WASHINGTON — Palantir Technologies has signed a $300 million software agreement with the U.S. Department of Agriculture, expanding the company’s role inside the federal government and bringing its data tools closer to America’s food and farmland systems.
The agreement is a Blanket Purchase Agreement, which allows USDA to buy approved services over time. According to Reuters, the deal will support the department’s National Farm Security Action Plan and modernize how USDA delivers services to farmers. Palantir says its software will help improve farmer services, reduce administrative burdens, strengthen farm security, and support supply-chain resilience.
The deal also builds on USDA’s “One Farmer, One File” initiative, which is designed to create a more unified digital record for farmers who interact with USDA programs. The goal is to reduce duplicate paperwork, speed up access to services, and make government programs easier to navigate. Palantir said the partnership will support both farm security and faster program delivery for producers and USDA field staff.
For farmers under pressure from rising costs, trade disruption, and supply-chain instability, that promise matters. In December, Reuters reported that President Donald Trump announced a $12 billion aid package for farmers hurt by trade tensions and lost export markets, including soybean growers affected by China’s reduced purchases.
At the same time, global instability has added new pressure. The war involving Iran has disrupted fertilizer and fuel markets, with rising energy prices and shipping disruptions threatening food production costs around the world.
The USDA deal also comes amid growing scrutiny of foreign ownership of U.S. agricultural land. USDA said foreign investors held interests in roughly 46 million acres of U.S. agricultural land as of December 31, 2024, and recently launched an online portal to strengthen reporting under the Agricultural Foreign Investment Disclosure Act, known as AFIDA.
The Foundation for Defense of Democracies has urged USDA to reform AFIDA reporting rules to prevent China and other adversarial countries from using land transactions to gain strategic advantage.
Palantir’s role makes the agreement especially sensitive. The company, founded in 2003, is known for its defense, intelligence, and government data work. Reuters reported that the Pentagon recently adopted Palantir’s Maven AI system as a core military command-and-control platform.
Palantir has also faced criticism for its work with ICE and homeland-security agencies. The Electronic Frontier Foundation has raised concerns about Palantir’s work with immigration enforcement, while Palantir says its platforms are designed so customers control their own data and Palantir does not sell customer data for its own purposes.
That is why this contract deserves close attention. The issue is not simply whether Palantir can make USDA systems faster. The deeper issue is how farmer data will be protected, who can access it, whether it can be shared across agencies, and what safeguards prevent misuse.

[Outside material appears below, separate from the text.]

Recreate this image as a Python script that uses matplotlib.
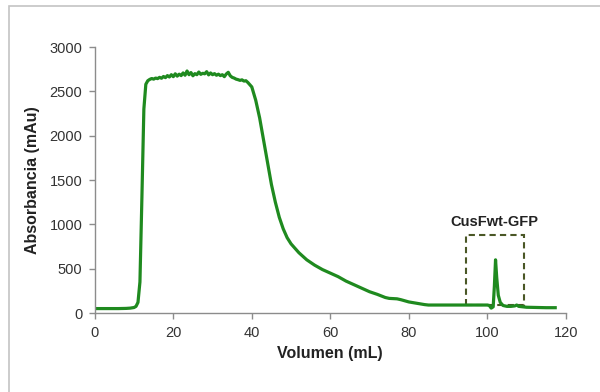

For Christians, this is a stewardship issue. Farmers are not just data points. Their land is livelihood, inheritance, labor, and calling. Food is more than a matter of logistics or markets; it is one of the ways God sustains human life.
Technology can serve the common good when it helps protect farms, reduce fraud, strengthen food security, and deliver aid faster. But powerful data systems also require transparency, restraint, and accountability.
The USDA should clearly explain what data Palantir can access, how it will be used, how long it will be stored, and how farmers can correct errors. Those are not anti-technology questions. They are questions that warrant accountability, transparency and justice.
Palantir’s USDA contract may bring real benefits to farmers. But as agriculture becomes part of a larger digital-security system, Christians should pay attention to how power is used, who is protected, and whether the people working the land remain more than entries in a database.